(Reuters) - A judge on Thursday told a man who pleaded guilty to being part of a mob assault on a motorist in Detroit that he had needed a father “to beat the hell out of you” and then sentenced the defendant to six months in jail.
Latrez Cummings, 19, was the last of four defendants who pleaded guilty in Wayne County Circuit Court as adults to assaulting motorist Steven Utash, who had accidentally struck a child on April 2.
Judge James Callahan sentenced Cummings to three years probation, the first six months of it to be served in jail, citing in part a lack of a father’s presence. Cummings had told the judge his father was not in his life.
“That’s what you have needed in your life is a father,” Callahan said. “Someone to discipline you, someone to beat the hell out of you when you made a mistake as opposed to allowing you or encouraging you to do it to somebody else.”
Assistant Prosecutor Lisa Lindsey objected to the sentence, saying Cummings had not earned leniency. Callahan said he could understand, as had once been 19, why some problems might arise for a young man who did not have a father’s guidance.
“That is no excuse judge, that is setting a low bar,” Lindsey said. “There are plenty of young black males who live in the city of Detroit who are raised by a single mother who do not, I repeat, do not engage in criminal activity.”
Cummings’ conviction could be expunged if he completes probation without incident.
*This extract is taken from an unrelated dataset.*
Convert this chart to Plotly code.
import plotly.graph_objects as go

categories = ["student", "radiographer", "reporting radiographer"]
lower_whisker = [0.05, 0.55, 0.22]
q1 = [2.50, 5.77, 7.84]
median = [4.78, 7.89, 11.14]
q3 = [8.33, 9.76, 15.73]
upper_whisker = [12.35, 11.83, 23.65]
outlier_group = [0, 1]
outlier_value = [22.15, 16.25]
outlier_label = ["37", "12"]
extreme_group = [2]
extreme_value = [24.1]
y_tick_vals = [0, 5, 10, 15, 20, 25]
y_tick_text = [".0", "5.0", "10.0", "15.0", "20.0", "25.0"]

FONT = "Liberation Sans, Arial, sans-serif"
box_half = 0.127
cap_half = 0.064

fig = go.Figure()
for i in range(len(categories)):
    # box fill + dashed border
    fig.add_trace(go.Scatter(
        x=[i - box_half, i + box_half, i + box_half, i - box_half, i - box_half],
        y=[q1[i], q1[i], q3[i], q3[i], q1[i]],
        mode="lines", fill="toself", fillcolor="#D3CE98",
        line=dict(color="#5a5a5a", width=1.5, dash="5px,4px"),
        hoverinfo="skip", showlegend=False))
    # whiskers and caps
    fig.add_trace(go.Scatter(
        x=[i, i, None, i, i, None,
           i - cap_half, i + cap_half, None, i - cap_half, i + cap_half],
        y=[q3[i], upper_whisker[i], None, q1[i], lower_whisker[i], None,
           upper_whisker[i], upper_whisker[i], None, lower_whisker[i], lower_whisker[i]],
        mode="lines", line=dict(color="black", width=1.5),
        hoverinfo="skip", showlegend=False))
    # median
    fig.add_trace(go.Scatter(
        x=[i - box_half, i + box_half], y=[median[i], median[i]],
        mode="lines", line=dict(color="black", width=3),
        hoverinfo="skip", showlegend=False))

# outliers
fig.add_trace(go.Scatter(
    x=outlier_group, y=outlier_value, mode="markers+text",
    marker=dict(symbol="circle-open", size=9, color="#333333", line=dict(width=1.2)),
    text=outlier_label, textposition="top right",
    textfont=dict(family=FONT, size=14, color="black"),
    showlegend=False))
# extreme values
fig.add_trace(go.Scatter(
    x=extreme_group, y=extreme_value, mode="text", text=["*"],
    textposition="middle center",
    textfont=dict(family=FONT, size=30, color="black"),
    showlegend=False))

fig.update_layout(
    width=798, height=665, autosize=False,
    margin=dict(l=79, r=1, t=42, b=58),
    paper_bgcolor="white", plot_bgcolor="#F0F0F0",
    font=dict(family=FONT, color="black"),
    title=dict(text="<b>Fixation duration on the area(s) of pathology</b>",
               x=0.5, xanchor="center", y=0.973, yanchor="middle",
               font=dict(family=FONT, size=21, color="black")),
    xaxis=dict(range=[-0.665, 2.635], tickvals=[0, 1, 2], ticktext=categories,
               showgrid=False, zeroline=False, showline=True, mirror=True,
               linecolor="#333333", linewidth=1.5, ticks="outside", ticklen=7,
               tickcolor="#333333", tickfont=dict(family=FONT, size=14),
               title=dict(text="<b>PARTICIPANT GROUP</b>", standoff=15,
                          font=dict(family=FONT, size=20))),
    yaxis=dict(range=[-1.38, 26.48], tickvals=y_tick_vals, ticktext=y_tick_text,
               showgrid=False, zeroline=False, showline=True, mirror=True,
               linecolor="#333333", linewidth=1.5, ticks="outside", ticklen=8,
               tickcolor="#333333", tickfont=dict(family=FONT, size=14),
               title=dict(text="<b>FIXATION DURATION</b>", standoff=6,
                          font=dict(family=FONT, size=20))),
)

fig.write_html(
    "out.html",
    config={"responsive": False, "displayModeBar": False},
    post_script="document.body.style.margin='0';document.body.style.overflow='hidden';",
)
Utash spent six weeks in the hospital after the beating. The child he hit was treated for a leg injury and released the next day. Police ruled the collision an accident. Prosecutors also had charged a 16-year-old as a juvenile with ethnic intimidation in the attack. Utash is white; the defendants are black. The ethnic intimidation charge was dropped and the teenager pleaded guilty as a juvenile to assault.
Prosecutors said the evidence did not support ethnic intimidation charges against the defendants charged as adults.
Of the other defendants, one was sentenced to up to 10 years in prison, a second to five years probation, the first year to be served in jail, and the third to three years probation in a program where his conviction also could be expunged.